Markets Are Conversations
"Markets are nothing more than conversations," p 76
- There is no market for your PR message + taglines
- There is no market when you keep everything a secret
- There is no market for a controlled, mass announcement
First Things Last
"Free as in speech, not free as in free beer," saying from the digerati
The marketplace is -- as it's continually discussed -- simply a place for an exchange. The easiest and most common good: conversation + information. The sale is simply the end of that interaction (or a beneficial end for both parties.)
The marketplace blends the idea of the professional + the person, much like social media. If you try to separate them out...well, we'll see what can happen in that environment.
The Industustrial Interruption
In the age of mass marketing + mass production, the "message" of a company became a commodity; however, social media -- if you buy the opening posit of this chapter -- is that conversations destroy the marketplace for a centralized, top-down message
The Shipping View
"The message that gets broadcast to you, me, and the rest of the earth's population has nothing to do with me in particular. It's worse than noise. It's an interruption. It's the Anti-Conversation," p 79
If you believe that you can dominate the conversation with a meme without ever listening back, you will likely find yourself isolated (think of the Intel example later in this chapter). If you drop in, lay out your message and then leave...you have no idea what is happening after you go.
The Axe in Our Heads
Networked Markets
"The very sound of the Web conversation throws into stark relief the monotonous, lifeless, self-centered drone emanating from Marketing departments around the world," p. 83
- Metcalf's Law: the value of a network increases as the square of the number of users connected to it (2 people on IM = 2 squared, 3 people on IM, 2 to the 3rd power, ect)
- Cluetrain Corollary: the level of knowledge on a network increases as the square of the users times the volume of conversation
The brings up the Twitter problem: how much is too much. Robert Scoble, one of the top 100 Twitterati, had a fairly famous meltdown as his users soared towards 20,000. 100 seems to be the number we can handle.
When Push Comes to Suck
Push technology should have worked based upon our understanding of Licklider's view of software agents. It didn't however. Understanding why will help us understand agents a bit better:
- agents are designated by the user to find information that is relevant
- those agents gather information from disperate sources
- those agents then place that information in one siloed place
Based on that understanding, why would push technology not work?
The Market That Talk Built
"The most important lesson Linux hackers teach is that whole markets can rapidly arise out of conversations that are independent not only of business, but also of government, education, and other powerful but hidebound institutions, thanks in large measure to something hackers helped invent precisely for that purpose: the Internet.", p 86
In "The Longing," we discussed the reasons why corporations resist using these technologies (Risk Avoidance, Smoothness, Fairness, Discretionary attention). This is the core of the Open versus Closed system. This section, though, illustrates that the open can exist with (and oftentimes be partnered with) closed systems.
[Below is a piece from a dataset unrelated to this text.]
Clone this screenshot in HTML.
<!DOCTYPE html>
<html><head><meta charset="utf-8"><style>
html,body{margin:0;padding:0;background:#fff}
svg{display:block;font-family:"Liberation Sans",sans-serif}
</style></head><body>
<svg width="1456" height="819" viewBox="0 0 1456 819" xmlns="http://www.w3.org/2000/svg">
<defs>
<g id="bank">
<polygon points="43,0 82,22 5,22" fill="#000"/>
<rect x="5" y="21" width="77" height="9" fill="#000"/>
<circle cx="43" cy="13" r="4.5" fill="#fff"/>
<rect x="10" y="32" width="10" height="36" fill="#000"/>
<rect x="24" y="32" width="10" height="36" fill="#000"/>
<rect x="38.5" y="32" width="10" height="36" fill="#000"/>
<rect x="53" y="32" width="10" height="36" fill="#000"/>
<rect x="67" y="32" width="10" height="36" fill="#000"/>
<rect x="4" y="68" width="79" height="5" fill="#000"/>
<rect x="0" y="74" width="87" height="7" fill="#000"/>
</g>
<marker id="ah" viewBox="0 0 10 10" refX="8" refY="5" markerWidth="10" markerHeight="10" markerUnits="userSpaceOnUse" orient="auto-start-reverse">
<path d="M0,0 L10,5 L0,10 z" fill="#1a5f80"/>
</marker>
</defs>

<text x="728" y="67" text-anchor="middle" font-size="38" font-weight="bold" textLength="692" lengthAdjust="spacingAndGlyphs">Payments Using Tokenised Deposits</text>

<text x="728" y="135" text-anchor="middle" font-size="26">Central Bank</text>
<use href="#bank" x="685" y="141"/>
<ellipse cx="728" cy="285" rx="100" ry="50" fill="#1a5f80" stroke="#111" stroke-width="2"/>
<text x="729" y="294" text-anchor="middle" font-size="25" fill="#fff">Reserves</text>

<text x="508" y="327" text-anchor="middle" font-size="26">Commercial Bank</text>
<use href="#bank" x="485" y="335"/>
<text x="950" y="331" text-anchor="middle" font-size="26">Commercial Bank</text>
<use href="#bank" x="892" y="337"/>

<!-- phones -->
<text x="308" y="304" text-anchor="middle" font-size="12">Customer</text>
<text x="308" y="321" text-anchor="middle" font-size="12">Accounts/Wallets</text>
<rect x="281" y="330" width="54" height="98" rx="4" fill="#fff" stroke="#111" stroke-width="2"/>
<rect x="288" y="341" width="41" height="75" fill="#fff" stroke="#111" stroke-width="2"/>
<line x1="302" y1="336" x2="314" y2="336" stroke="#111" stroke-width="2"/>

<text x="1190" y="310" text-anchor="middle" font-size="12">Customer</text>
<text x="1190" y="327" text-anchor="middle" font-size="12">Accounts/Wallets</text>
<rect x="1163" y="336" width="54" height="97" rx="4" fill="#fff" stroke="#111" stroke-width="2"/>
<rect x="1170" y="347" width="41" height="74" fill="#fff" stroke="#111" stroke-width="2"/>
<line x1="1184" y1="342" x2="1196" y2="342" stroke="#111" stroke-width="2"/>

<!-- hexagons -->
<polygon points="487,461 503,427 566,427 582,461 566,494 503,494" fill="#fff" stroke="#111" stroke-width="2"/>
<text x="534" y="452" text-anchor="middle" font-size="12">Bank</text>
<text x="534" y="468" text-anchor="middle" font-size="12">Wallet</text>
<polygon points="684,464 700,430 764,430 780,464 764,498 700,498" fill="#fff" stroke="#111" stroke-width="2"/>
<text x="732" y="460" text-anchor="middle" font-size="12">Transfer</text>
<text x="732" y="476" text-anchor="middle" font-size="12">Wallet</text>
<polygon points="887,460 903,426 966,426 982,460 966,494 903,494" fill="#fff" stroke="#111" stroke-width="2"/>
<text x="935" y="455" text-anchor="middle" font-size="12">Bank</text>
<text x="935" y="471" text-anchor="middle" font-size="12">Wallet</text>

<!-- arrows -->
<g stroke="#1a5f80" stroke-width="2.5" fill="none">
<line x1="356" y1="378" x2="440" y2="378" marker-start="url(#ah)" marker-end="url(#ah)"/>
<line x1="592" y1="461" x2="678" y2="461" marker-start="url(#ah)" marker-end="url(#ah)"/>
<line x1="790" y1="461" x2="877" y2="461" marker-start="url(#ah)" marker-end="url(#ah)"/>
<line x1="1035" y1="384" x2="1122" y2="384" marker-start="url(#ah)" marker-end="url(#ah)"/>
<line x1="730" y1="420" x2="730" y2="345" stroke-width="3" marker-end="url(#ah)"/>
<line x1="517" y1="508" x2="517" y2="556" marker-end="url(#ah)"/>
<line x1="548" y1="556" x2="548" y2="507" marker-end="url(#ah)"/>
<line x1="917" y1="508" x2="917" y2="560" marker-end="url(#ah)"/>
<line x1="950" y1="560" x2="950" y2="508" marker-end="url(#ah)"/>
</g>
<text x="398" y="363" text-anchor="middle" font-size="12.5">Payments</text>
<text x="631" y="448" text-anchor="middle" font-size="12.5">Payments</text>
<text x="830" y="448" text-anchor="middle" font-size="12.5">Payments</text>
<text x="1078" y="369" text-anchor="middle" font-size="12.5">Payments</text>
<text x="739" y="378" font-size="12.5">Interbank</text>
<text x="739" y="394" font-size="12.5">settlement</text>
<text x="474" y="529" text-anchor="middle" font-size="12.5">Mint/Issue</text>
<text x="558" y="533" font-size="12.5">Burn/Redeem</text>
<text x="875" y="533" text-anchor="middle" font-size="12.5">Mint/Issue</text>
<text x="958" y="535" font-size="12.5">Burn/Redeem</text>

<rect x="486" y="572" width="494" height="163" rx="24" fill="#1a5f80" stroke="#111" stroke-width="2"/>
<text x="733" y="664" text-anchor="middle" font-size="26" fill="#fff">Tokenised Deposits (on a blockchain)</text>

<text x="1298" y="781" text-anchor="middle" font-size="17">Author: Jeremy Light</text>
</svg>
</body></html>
If you try to control everything, all the time...you're digital community will wither and die.
- A brief note about the founding of AA
Private Relations
PR, in it's most base form, fails to realize that stories are being developed through word-of-mouth; they can't be created or manipulated around the truth. These ideas, in a networked world, fall apart quickly and reduce the trust of an organization.
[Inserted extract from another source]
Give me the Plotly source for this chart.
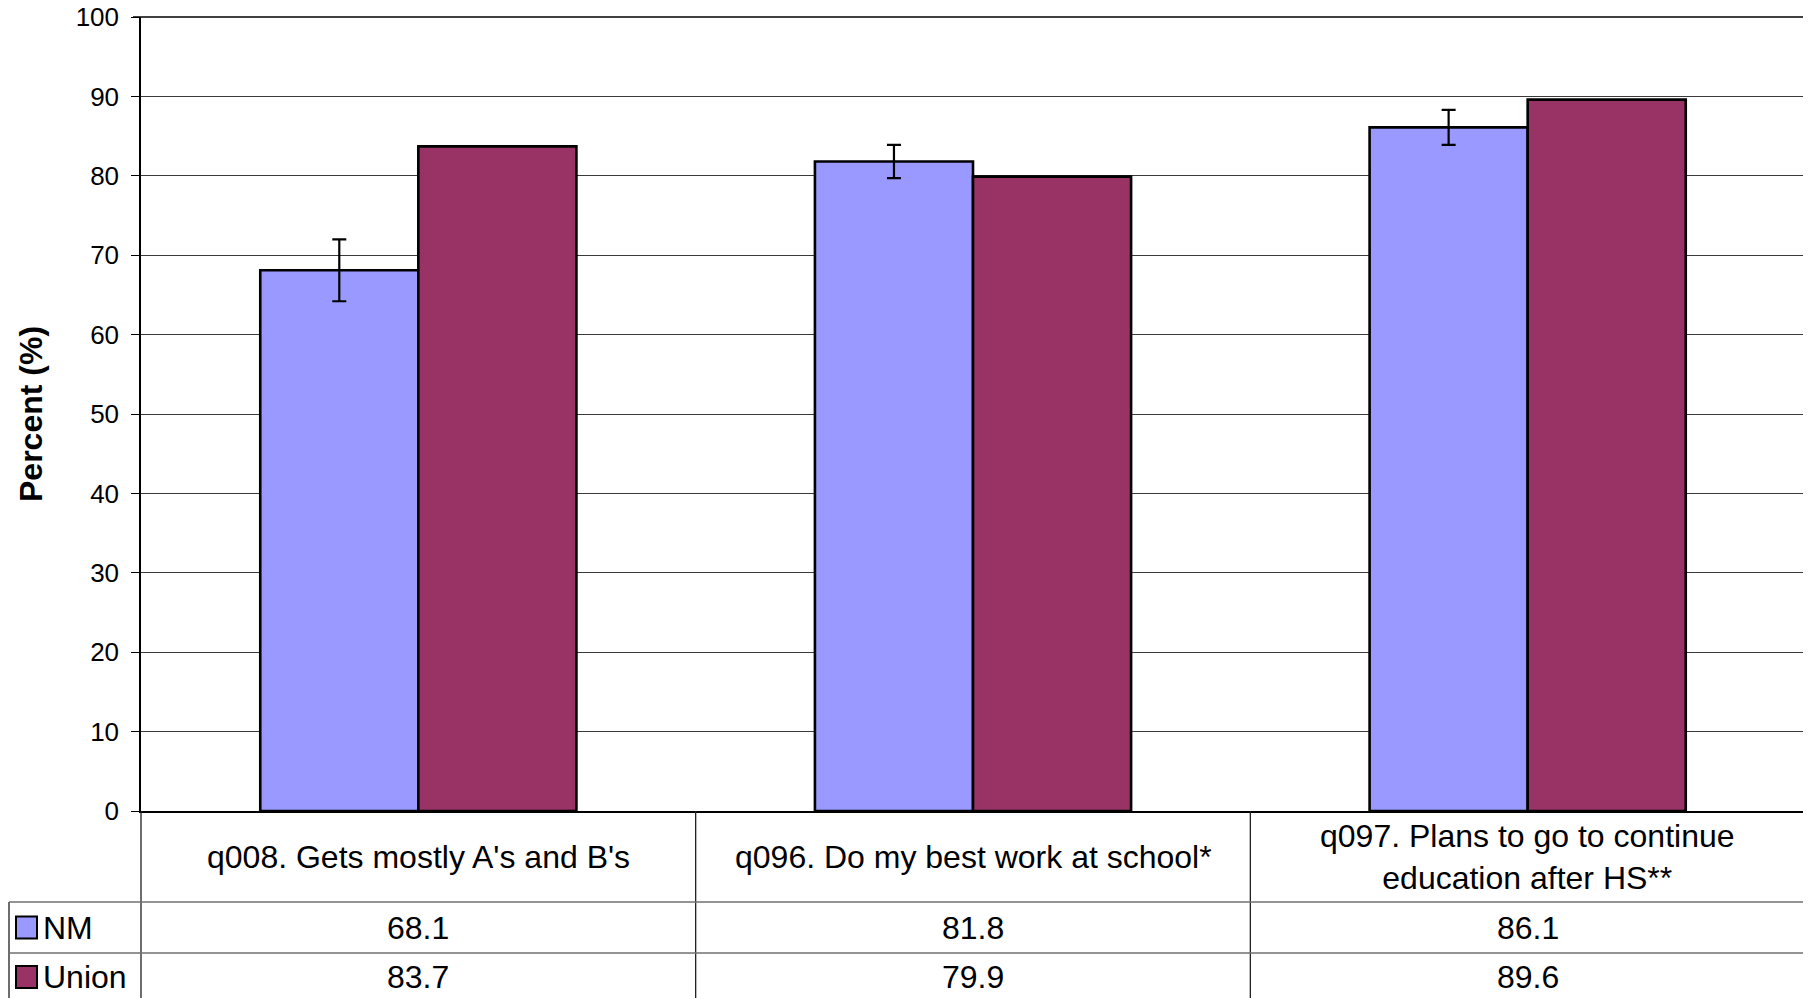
import plotly.graph_objects as go

# ---- data ----
categories = ["q008. Gets mostly A's and B's",
              "q096. Do my best work at school*",
              "q097. Plans to go to continue<br>education after HS**"]
series_names = ["NM", "Union"]
nm_values = [68.1, 81.8, 86.1]
union_values = [83.7, 79.9, 89.6]
nm_errors = [3.9, 2.1, 2.2]
y_ticks = [0, 10, 20, 30, 40, 50, 60, 70, 80, 90, 100]

# ---- layout geometry (pixels; page body adds an 8px margin) ----
OFF = 8
W, H = 1811, 998
L, R, T, B = 141 - OFF, 1805 - OFF, 17 - OFF, 811 - OFF
ROW1, ROW2 = 902 - OFF, 953 - OFF
BOTTOM = 1005 - OFF
LEG_X = 9 - OFF
FONT = "Liberation Sans, Arial, sans-serif"
NM_COLOR = "#9999FF"
UNION_COLOR = "#993366"
TXT = 32


def px(x):
    return (x - L) / (R - L)


def py(y):
    return (B - y) / (B - T)


fig = go.Figure()
fig.add_trace(go.Bar(
    x=categories, y=nm_values, name=series_names[0],
    marker=dict(color=NM_COLOR, line=dict(color="black", width=2.6)),
    error_y=dict(type="data", array=nm_errors, visible=True,
                 color="black", thickness=2.2, width=7),
))
fig.add_trace(go.Bar(
    x=categories, y=union_values, name=series_names[1],
    marker=dict(color=UNION_COLOR, line=dict(color="black", width=2.6)),
))

shapes = []
line_dark = dict(color="#202020", width=1.3)
line_gray = dict(color="#707070", width=1.3)
# plot top border
shapes.append(dict(type="line", xref="paper", yref="paper",
                   x0=px(L - 8), x1=px(R), y0=py(T), y1=py(T),
                   line=dict(color="black", width=1.5)))
# plot right border
shapes.append(dict(type="line", xref="paper", yref="paper",
                   x0=px(R), x1=px(R), y0=py(T), y1=py(BOTTOM), line=line_gray))
# table vertical lines
for xv in [L, L + (R - L) / 3, L + 2 * (R - L) / 3]:
    shapes.append(dict(type="line", xref="paper", yref="paper",
                       x0=px(xv), x1=px(xv), y0=py(B), y1=py(BOTTOM), line=line_dark))
# legend column left edge
shapes.append(dict(type="line", xref="paper", yref="paper",
                   x0=px(LEG_X), x1=px(LEG_X), y0=py(ROW1), y1=py(BOTTOM), line=line_dark))
# row lines
for yv in [ROW1, ROW2]:
    shapes.append(dict(type="line", xref="paper", yref="paper",
                       x0=px(LEG_X), x1=px(R), y0=py(yv), y1=py(yv), line=line_gray))
# legend keys
row_centers = [(ROW1 + ROW2) / 2, (ROW2 + BOTTOM) / 2 - 2]
for yc, col in zip(row_centers, [NM_COLOR, UNION_COLOR]):
    shapes.append(dict(type="rect", xref="paper", yref="paper",
                       x0=px(16 - OFF), x1=px(37 - OFF), y0=py(yc - 11), y1=py(yc + 11),
                       fillcolor=col, line=dict(color="black", width=2)))

annotations = []
# category header row
for c in categories:
    annotations.append(dict(x=c, xref="x", y=py((B + ROW1) / 2), yref="paper",
                            text=c, showarrow=False, xanchor="center", yanchor="middle",
                            font=dict(family=FONT, size=TXT, color="black")))
# value rows
for vals, yc in zip([nm_values, union_values], row_centers):
    for c, v in zip(categories, vals):
        annotations.append(dict(x=c, xref="x", y=py(yc), yref="paper",
                                text=f"{v:.1f}", showarrow=False, xanchor="center",
                                yanchor="middle",
                                font=dict(family=FONT, size=TXT, color="black")))
# legend labels
for name, yc in zip(series_names, row_centers):
    annotations.append(dict(x=px(41 - OFF), xref="paper", y=py(yc), yref="paper",
                            text=name, showarrow=False, xanchor="left", yanchor="middle",
                            font=dict(family=FONT, size=TXT, color="black")))
# y axis title
annotations.append(dict(x=px(31 - OFF), xref="paper", y=py((T + B) / 2), yref="paper",
                        text="<b>Percent (%)</b>", showarrow=False, textangle=-90,
                        xanchor="center", yanchor="middle",
                        font=dict(family=FONT, size=32, color="black")))

fig.update_layout(
    width=W, height=H,
    margin=dict(l=L, r=W - R, t=T, b=H - B, pad=0, autoexpand=False),
    paper_bgcolor="white", plot_bgcolor="white",
    barmode="group", bargap=0.43, bargroupgap=0,
    showlegend=False,
    shapes=shapes, annotations=annotations,
    font=dict(family=FONT, color="black"),
)
fig.update_xaxes(showticklabels=False, ticks="", showgrid=False, automargin=False,
                 showline=True, linecolor="black", linewidth=1.5, zeroline=False)
fig.update_yaxes(range=[0, 100], tickvals=y_ticks, ticks="outside", ticklen=8,
                 tickcolor="black", tickwidth=1.2, showline=True, linecolor="black",
                 linewidth=1.5, showgrid=True, gridcolor="#3a3a3a", gridwidth=1,
                 zeroline=False, ticklabelstandoff=7, ticklabeloverflow="allow",
                 automargin=False,
                 tickfont=dict(family=FONT, size=26, color="black"))

fig.write_html("out.html")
Advertising vs. World of Web
Direct adverting on the Web has it's disadvantages; however there is a movement afoot to track "awareness" on the Web much like they do in traditional campaigns.
However, the smart advertiser can engage with their customers online, listen to what they have to say and make their experience better.
- A brief discussion on monetizing your community (ACK!)
Sites of Salt
Marketing and corporate communications paint a picture that no consumer believes; for every message that comes out, there are dozens more -- important messages -- that don't get out.
To avoid this "brochure" mentality, your sites should include:
- a voice
- a point of view
- access to helpful people
- dialogue
Fair Market Price
The Web + the marketplace of exchange have removed the idea that prices are set and truth is finalized.
Demand-side economics drives a large portion of what we do now. You lose some control over pricing when that happens, but customers will be by and large interact because they are "vested"
- A brief discussion of the razor + blades theory of Web business (based on the MP3 section
Assume the Position
"Each points to a gap between who your company is and what it says. The gap is where inauthenticity lives, and the exposure of the gap constitutes corporate embarrassment," p 100
When you have to lay out, in great detail, what your employees can and can't say, you've entered into a losing proposition. You must let people speak in their own voices.